A different approach to center city

Socha Companies thanks the Union Leader for their article about our new two-unit townhouse on Lake Avenue in Manchester. Click here to view a PDF of the complete article.



A different approach to center city

By MARK HAYWARD New Hampshire Union Leader

May 28, 2012

Publication: New Hampshire Union Leader (Manchester, NH)

Page: 1

Word Count: 666

New look: Two-unit townhouse replaces two three-unit tenement buildings.

MANCHESTER — City officials provided a glimpse into the future of Lake Avenue Thursday, and it’s something more likely found on the outskirts of the city or even a suburb.

Spacious apartments are arranged side-by-side, rather than in up-and-down tenements. A 15-foot front lawn features grass and young fruit trees, not just a sidewalk. Cars are parked in an actual driveway, not a street or alley.

Such are the characteristics of a newly built, two-unit townhouse apartment building, which sit among the crowded, two-and-three story tenement buildings of the center city.

Completed just weeks ago, the building is a model for the transformation of the center city, development officials said Thursday. It was built to reduce density; it takes up two lots where two three-unit tenement buildings once stood.

And its higher rental price — $1,250 a month for a three bedroom — is designed to lure middle class people into the center city.

“The more we get these projects done, the quicker these neighborhoods can come back,” said Mayor Ted Gatsas at an open house held in a vacant apartments.

The location, west of the corner of Lincoln Street and Lake Avenue, is where three tenement buildings burned in early 2008. The address — 335 Lake Ave. — was the last call for Manchester police Officer Michael Briggs.

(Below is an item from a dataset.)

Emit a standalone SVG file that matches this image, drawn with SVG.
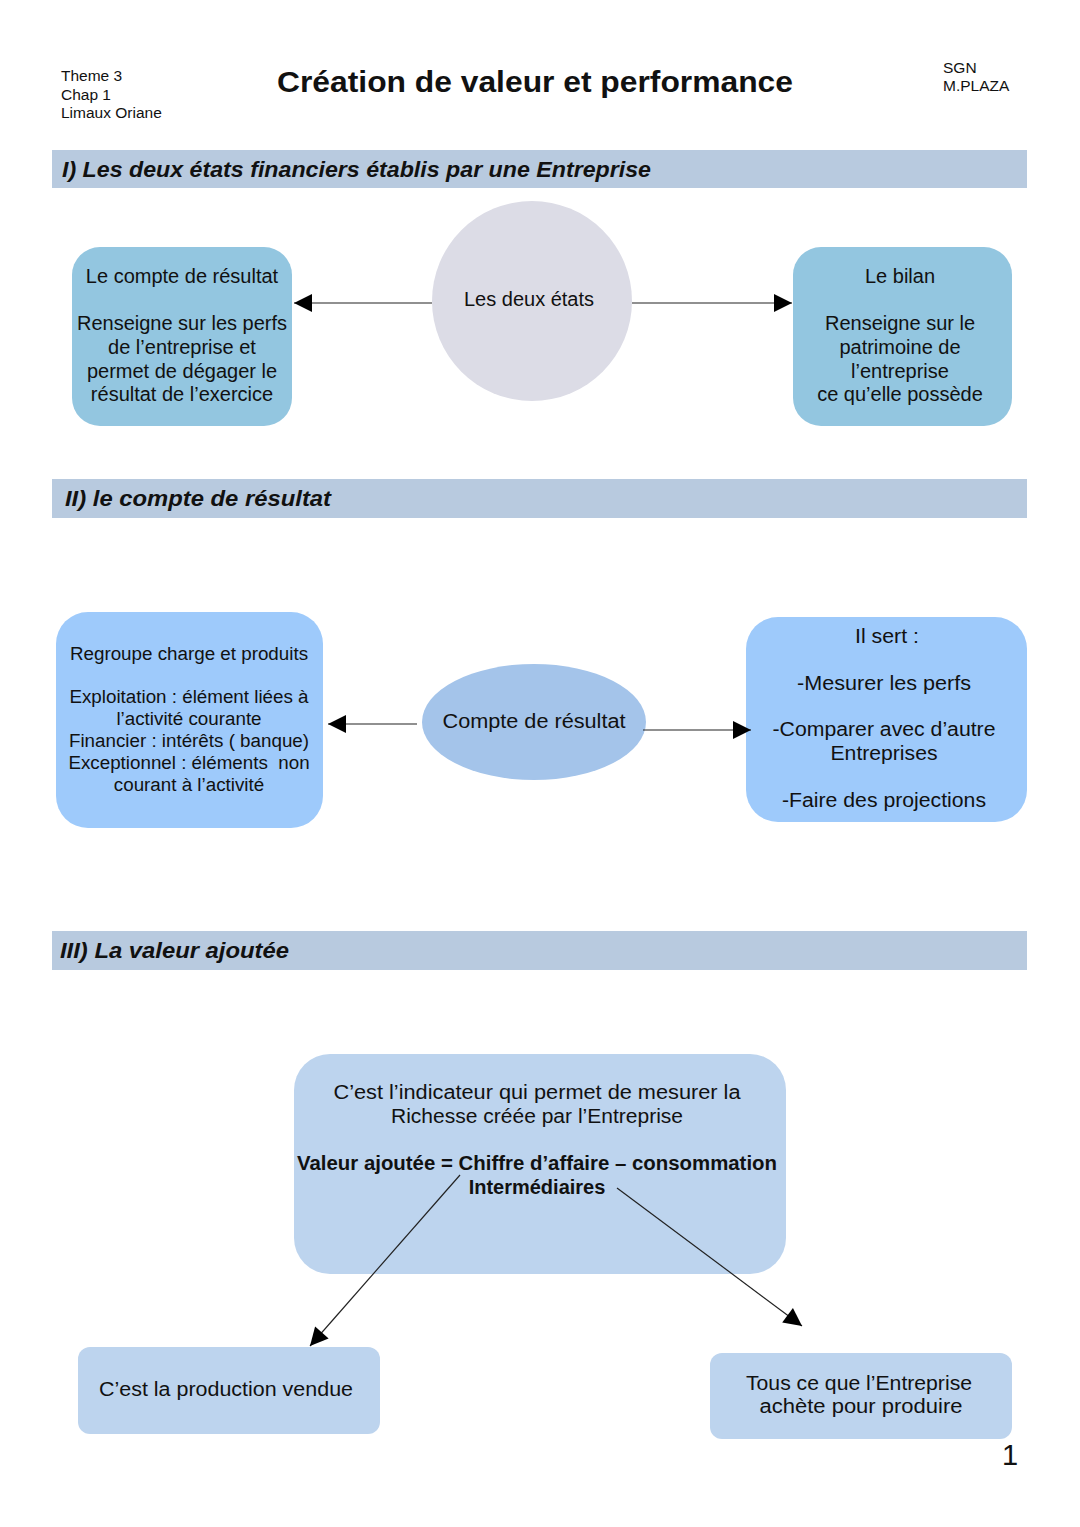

He answered a domestic disturbance report at a tenement building there. Minutes later, he was gunned down in a nearby alley. His killer is on death row in New Hampshire.

The project was financed through the Neighborhood Stabilization Program, a program of the U.S. Department of Housing and Urban Development that is administered in New Hampshire by the Community Development Finance Authority.

The city used $89,000 in NSP funds to acquire two of the three lots. The city gave the property to The Socha Companies, and the NSP fronted Socha Companies a $204,000, low-interest loan to build the townhouses.

President Will Socha said his company will own and maintain the building and lease out the apartments. Socha said he had to follow all city regulations — including setbacks from adjoining homes and off-street parking.

And city officials praised him for building just two apartments. While reducing density, it also makes the project less costly.

A lot of banks would not finance new construction in the center city, Socha said. “There’s a lot of great people here, although every neighborhood has its issues,” he said. If the city can find more development dollars, he said, there are similar opportunities in the neighborhood.

Some people look at the project with skepticism.

Sara Nagy lives across the street in a nine-unit building. She pays $700 a month for her 2-bedroom apartment. She’s lived there a year, and has had her apartment and car burglarized twice. Her car has been sideswiped, and prostitutes and drug users roam the alleys, she said.

“I think it’s just in the wrong spot,” she said of the new building. Another drawback: neighbors had parked their cars on the vacant lot during snow emergencies, she said.

But Cheryl Mitchell, a Neighborhood Watch captain, said the neighborhood is getting better. She noted that long-term residents now live in several buildings, although she acknowledged there is the occasional drunk or rowdy young person.

This is the neighborhood where Armand and June Vaillancourt now live. Two weeks ago, they moved into the other unit at 335 Lake Ave.

June Vaillancourt said they sold their home at Ledgewood, a quiet retirement community off Candia Road, to move into the apartment. As retired blue-collar workers, they lived in the center city for years.

“I feel like I’m still living in my home, not an apartment,” June Vaillancourt said. She said the rent seems high, but she expects to save on heat and electric bills because the building is energy efficient.

She likes that the landlord will cut the lawn, tend the shrubs and plow the parking area. And she’s not worried about crime: police are around enough and the building itself discourages would-be burglars.

“It’s too nice,” she said, “to break into.”